--- START Information supplied ---

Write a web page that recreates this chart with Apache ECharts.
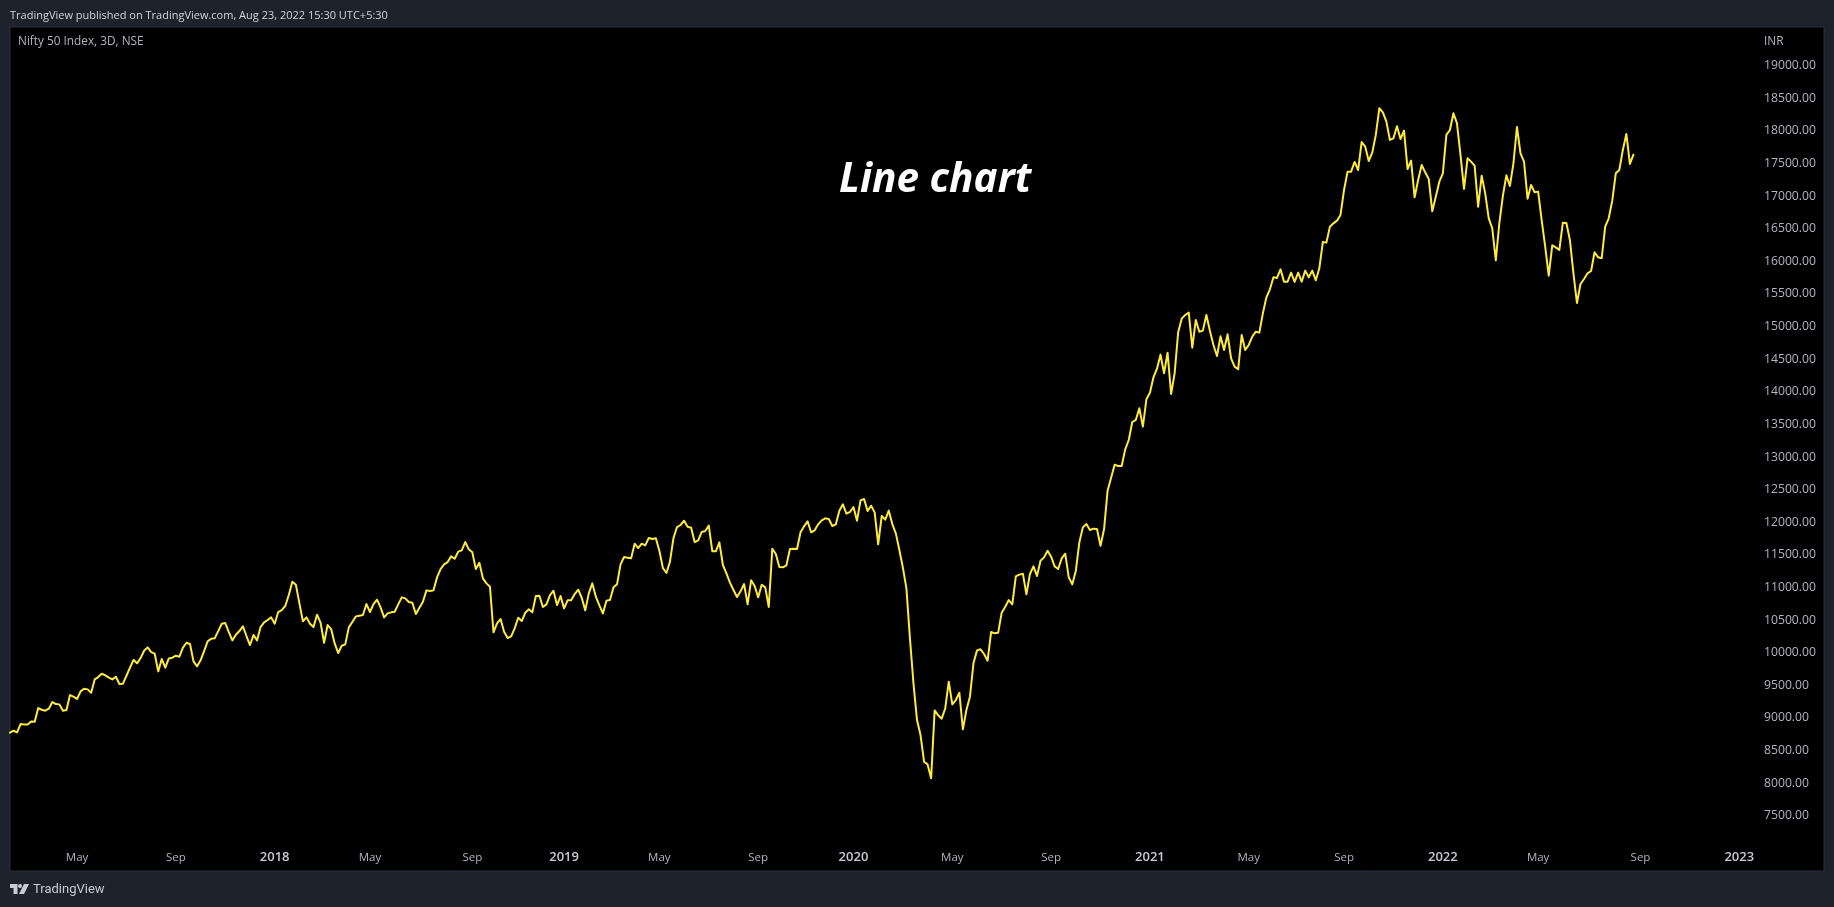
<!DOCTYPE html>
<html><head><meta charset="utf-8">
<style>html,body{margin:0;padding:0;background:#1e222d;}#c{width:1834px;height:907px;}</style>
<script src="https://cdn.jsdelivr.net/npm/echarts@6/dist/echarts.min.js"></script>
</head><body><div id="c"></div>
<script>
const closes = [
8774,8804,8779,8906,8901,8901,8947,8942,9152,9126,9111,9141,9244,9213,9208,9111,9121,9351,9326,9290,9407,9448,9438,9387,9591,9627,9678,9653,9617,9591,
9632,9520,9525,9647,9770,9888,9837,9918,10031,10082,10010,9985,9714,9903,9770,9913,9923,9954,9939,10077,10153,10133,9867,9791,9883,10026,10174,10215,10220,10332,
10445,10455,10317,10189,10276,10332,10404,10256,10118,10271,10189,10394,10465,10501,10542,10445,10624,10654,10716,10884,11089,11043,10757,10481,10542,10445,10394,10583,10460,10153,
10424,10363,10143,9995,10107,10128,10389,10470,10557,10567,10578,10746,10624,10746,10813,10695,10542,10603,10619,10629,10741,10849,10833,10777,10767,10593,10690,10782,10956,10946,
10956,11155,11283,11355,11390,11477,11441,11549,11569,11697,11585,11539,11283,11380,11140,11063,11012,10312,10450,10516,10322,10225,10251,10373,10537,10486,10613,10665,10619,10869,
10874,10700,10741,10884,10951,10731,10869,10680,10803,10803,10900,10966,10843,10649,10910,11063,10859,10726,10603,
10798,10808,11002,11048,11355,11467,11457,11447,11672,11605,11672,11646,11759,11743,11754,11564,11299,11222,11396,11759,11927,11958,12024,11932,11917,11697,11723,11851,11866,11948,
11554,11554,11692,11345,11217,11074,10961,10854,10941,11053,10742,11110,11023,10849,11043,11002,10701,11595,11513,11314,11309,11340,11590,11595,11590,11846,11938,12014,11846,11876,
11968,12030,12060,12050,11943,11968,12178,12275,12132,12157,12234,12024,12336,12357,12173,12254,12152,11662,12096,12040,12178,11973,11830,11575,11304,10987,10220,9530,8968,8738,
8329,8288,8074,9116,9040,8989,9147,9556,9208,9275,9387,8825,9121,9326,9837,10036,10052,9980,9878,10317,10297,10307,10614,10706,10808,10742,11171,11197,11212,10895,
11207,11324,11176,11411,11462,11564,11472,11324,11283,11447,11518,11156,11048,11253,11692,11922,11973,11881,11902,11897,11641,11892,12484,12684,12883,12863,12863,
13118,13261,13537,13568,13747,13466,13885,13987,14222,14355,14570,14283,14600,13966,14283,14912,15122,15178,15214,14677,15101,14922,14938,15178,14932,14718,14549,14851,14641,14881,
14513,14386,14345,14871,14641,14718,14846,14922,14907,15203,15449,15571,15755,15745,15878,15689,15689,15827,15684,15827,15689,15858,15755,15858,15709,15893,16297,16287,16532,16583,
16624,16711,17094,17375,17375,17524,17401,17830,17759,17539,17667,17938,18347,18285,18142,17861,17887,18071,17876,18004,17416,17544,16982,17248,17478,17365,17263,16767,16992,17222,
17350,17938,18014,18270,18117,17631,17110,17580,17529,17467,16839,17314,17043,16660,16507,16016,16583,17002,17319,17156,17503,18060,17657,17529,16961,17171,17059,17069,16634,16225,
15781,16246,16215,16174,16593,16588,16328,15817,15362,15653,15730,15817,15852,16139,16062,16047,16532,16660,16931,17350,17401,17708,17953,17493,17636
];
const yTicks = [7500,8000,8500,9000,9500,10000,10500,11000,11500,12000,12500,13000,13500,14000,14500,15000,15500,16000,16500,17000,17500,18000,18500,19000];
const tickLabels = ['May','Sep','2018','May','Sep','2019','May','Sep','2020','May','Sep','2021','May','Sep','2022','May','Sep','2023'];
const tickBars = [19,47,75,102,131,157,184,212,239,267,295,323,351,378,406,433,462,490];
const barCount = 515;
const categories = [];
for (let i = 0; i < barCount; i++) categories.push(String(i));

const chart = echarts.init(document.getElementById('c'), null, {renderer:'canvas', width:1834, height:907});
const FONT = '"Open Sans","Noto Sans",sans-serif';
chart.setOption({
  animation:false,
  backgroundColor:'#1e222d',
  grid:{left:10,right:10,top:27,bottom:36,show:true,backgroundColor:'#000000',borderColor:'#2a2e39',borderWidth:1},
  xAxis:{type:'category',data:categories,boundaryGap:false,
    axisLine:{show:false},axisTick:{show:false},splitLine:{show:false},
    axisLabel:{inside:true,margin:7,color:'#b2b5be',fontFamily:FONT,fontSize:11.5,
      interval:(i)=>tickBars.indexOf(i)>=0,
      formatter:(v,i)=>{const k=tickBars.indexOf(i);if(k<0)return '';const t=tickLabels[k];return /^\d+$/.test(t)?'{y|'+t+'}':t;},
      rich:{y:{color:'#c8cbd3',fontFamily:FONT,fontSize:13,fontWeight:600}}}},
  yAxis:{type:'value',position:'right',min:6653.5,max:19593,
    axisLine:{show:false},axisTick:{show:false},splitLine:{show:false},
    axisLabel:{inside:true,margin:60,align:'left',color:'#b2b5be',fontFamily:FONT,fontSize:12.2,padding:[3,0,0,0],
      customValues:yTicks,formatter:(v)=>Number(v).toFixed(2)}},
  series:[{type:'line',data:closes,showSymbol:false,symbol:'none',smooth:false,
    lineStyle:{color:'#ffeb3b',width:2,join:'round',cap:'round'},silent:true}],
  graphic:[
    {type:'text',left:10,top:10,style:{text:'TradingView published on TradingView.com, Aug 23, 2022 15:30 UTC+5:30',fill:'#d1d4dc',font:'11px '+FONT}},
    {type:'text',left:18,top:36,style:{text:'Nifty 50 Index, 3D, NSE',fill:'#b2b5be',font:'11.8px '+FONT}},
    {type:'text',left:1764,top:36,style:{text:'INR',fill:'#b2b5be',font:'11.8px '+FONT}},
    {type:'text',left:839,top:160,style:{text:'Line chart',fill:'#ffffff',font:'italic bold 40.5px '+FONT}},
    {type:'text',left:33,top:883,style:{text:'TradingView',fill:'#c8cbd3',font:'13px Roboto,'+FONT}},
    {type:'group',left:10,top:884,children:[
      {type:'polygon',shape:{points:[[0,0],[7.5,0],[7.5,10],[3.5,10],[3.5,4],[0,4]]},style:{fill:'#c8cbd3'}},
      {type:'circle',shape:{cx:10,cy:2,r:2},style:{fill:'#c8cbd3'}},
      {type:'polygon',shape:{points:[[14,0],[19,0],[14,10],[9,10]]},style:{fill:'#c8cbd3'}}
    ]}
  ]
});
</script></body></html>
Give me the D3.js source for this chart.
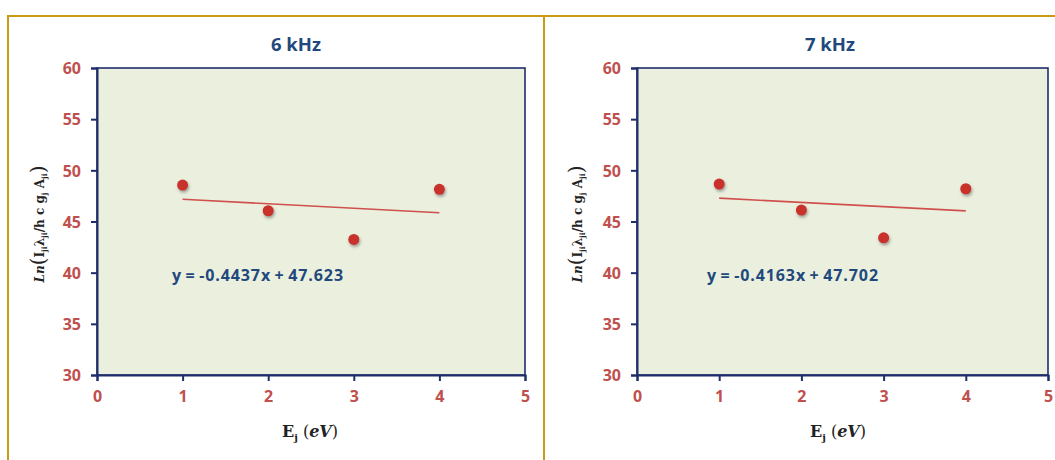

--- END Information supplied ---

Given instruction >>
Quote all the records verbatim, dropping any pictures from your copy.

Result of the task >>
Write a web page that recreates this chart with Apache ECharts.
<!DOCTYPE html>
<html><head><meta charset="utf-8">
<style>html,body{margin:0;padding:0;background:#1e222d;}#c{width:1834px;height:907px;}</style>
<script src="https://cdn.jsdelivr.net/npm/echarts@6/dist/echarts.min.js"></script>
</head><body><div id="c"></div>
<script>
const closes = [
8774,8804,8779,8906,8901,8901,8947,8942,9152,9126,9111,9141,9244,9213,9208,9111,9121,9351,9326,9290,9407,9448,9438,9387,9591,9627,9678,9653,9617,9591,
9632,9520,9525,9647,9770,9888,9837,9918,10031,10082,10010,9985,9714,9903,9770,9913,9923,9954,9939,10077,10153,10133,9867,9791,9883,10026,10174,10215,10220,10332,
10445,10455,10317,10189,10276,10332,10404,10256,10118,10271,10189,10394,10465,10501,10542,10445,10624,10654,10716,10884,11089,11043,10757,10481,10542,10445,10394,10583,10460,10153,
10424,10363,10143,9995,10107,10128,10389,10470,10557,10567,10578,10746,10624,10746,10813,10695,10542,10603,10619,10629,10741,10849,10833,10777,10767,10593,10690,10782,10956,10946,
10956,11155,11283,11355,11390,11477,11441,11549,11569,11697,11585,11539,11283,11380,11140,11063,11012,10312,10450,10516,10322,10225,10251,10373,10537,10486,10613,10665,10619,10869,
10874,10700,10741,10884,10951,10731,10869,10680,10803,10803,10900,10966,10843,10649,10910,11063,10859,10726,10603,
10798,10808,11002,11048,11355,11467,11457,11447,11672,11605,11672,11646,11759,11743,11754,11564,11299,11222,11396,11759,11927,11958,12024,11932,11917,11697,11723,11851,11866,11948,
11554,11554,11692,11345,11217,11074,10961,10854,10941,11053,10742,11110,11023,10849,11043,11002,10701,11595,11513,11314,11309,11340,11590,11595,11590,11846,11938,12014,11846,11876,
11968,12030,12060,12050,11943,11968,12178,12275,12132,12157,12234,12024,12336,12357,12173,12254,12152,11662,12096,12040,12178,11973,11830,11575,11304,10987,10220,9530,8968,8738,
8329,8288,8074,9116,9040,8989,9147,9556,9208,9275,9387,8825,9121,9326,9837,10036,10052,9980,9878,10317,10297,10307,10614,10706,10808,10742,11171,11197,11212,10895,
11207,11324,11176,11411,11462,11564,11472,11324,11283,11447,11518,11156,11048,11253,11692,11922,11973,11881,11902,11897,11641,11892,12484,12684,12883,12863,12863,
13118,13261,13537,13568,13747,13466,13885,13987,14222,14355,14570,14283,14600,13966,14283,14912,15122,15178,15214,14677,15101,14922,14938,15178,14932,14718,14549,14851,14641,14881,
14513,14386,14345,14871,14641,14718,14846,14922,14907,15203,15449,15571,15755,15745,15878,15689,15689,15827,15684,15827,15689,15858,15755,15858,15709,15893,16297,16287,16532,16583,
16624,16711,17094,17375,17375,17524,17401,17830,17759,17539,17667,17938,18347,18285,18142,17861,17887,18071,17876,18004,17416,17544,16982,17248,17478,17365,17263,16767,16992,17222,
17350,17938,18014,18270,18117,17631,17110,17580,17529,17467,16839,17314,17043,16660,16507,16016,16583,17002,17319,17156,17503,18060,17657,17529,16961,17171,17059,17069,16634,16225,
15781,16246,16215,16174,16593,16588,16328,15817,15362,15653,15730,15817,15852,16139,16062,16047,16532,16660,16931,17350,17401,17708,17953,17493,17636
];
const yTicks = [7500,8000,8500,9000,9500,10000,10500,11000,11500,12000,12500,13000,13500,14000,14500,15000,15500,16000,16500,17000,17500,18000,18500,19000];
const tickLabels = ['May','Sep','2018','May','Sep','2019','May','Sep','2020','May','Sep','2021','May','Sep','2022','May','Sep','2023'];
const tickBars = [19,47,75,102,131,157,184,212,239,267,295,323,351,378,406,433,462,490];
const barCount = 515;
const categories = [];
for (let i = 0; i < barCount; i++) categories.push(String(i));

const chart = echarts.init(document.getElementById('c'), null, {renderer:'canvas', width:1834, height:907});
const FONT = '"Open Sans","Noto Sans",sans-serif';
chart.setOption({
  animation:false,
  backgroundColor:'#1e222d',
  grid:{left:10,right:10,top:27,bottom:36,show:true,backgroundColor:'#000000',borderColor:'#2a2e39',borderWidth:1},
  xAxis:{type:'category',data:categories,boundaryGap:false,
    axisLine:{show:false},axisTick:{show:false},splitLine:{show:false},
    axisLabel:{inside:true,margin:7,color:'#b2b5be',fontFamily:FONT,fontSize:11.5,
      interval:(i)=>tickBars.indexOf(i)>=0,
      formatter:(v,i)=>{const k=tickBars.indexOf(i);if(k<0)return '';const t=tickLabels[k];return /^\d+$/.test(t)?'{y|'+t+'}':t;},
      rich:{y:{color:'#c8cbd3',fontFamily:FONT,fontSize:13,fontWeight:600}}}},
  yAxis:{type:'value',position:'right',min:6653.5,max:19593,
    axisLine:{show:false},axisTick:{show:false},splitLine:{show:false},
    axisLabel:{inside:true,margin:60,align:'left',color:'#b2b5be',fontFamily:FONT,fontSize:12.2,padding:[3,0,0,0],
      customValues:yTicks,formatter:(v)=>Number(v).toFixed(2)}},
  series:[{type:'line',data:closes,showSymbol:false,symbol:'none',smooth:false,
    lineStyle:{color:'#ffeb3b',width:2,join:'round',cap:'round'},silent:true}],
  graphic:[
    {type:'text',left:10,top:10,style:{text:'TradingView published on TradingView.com, Aug 23, 2022 15:30 UTC+5:30',fill:'#d1d4dc',font:'11px '+FONT}},
    {type:'text',left:18,top:36,style:{text:'Nifty 50 Index, 3D, NSE',fill:'#b2b5be',font:'11.8px '+FONT}},
    {type:'text',left:1764,top:36,style:{text:'INR',fill:'#b2b5be',font:'11.8px '+FONT}},
    {type:'text',left:839,top:160,style:{text:'Line chart',fill:'#ffffff',font:'italic bold 40.5px '+FONT}},
    {type:'text',left:33,top:883,style:{text:'TradingView',fill:'#c8cbd3',font:'13px Roboto,'+FONT}},
    {type:'group',left:10,top:884,children:[
      {type:'polygon',shape:{points:[[0,0],[7.5,0],[7.5,10],[3.5,10],[3.5,4],[0,4]]},style:{fill:'#c8cbd3'}},
      {type:'circle',shape:{cx:10,cy:2,r:2},style:{fill:'#c8cbd3'}},
      {type:'polygon',shape:{points:[[14,0],[19,0],[14,10],[9,10]]},style:{fill:'#c8cbd3'}}
    ]}
  ]
});
</script></body></html>
Give me the D3.js source for this chart.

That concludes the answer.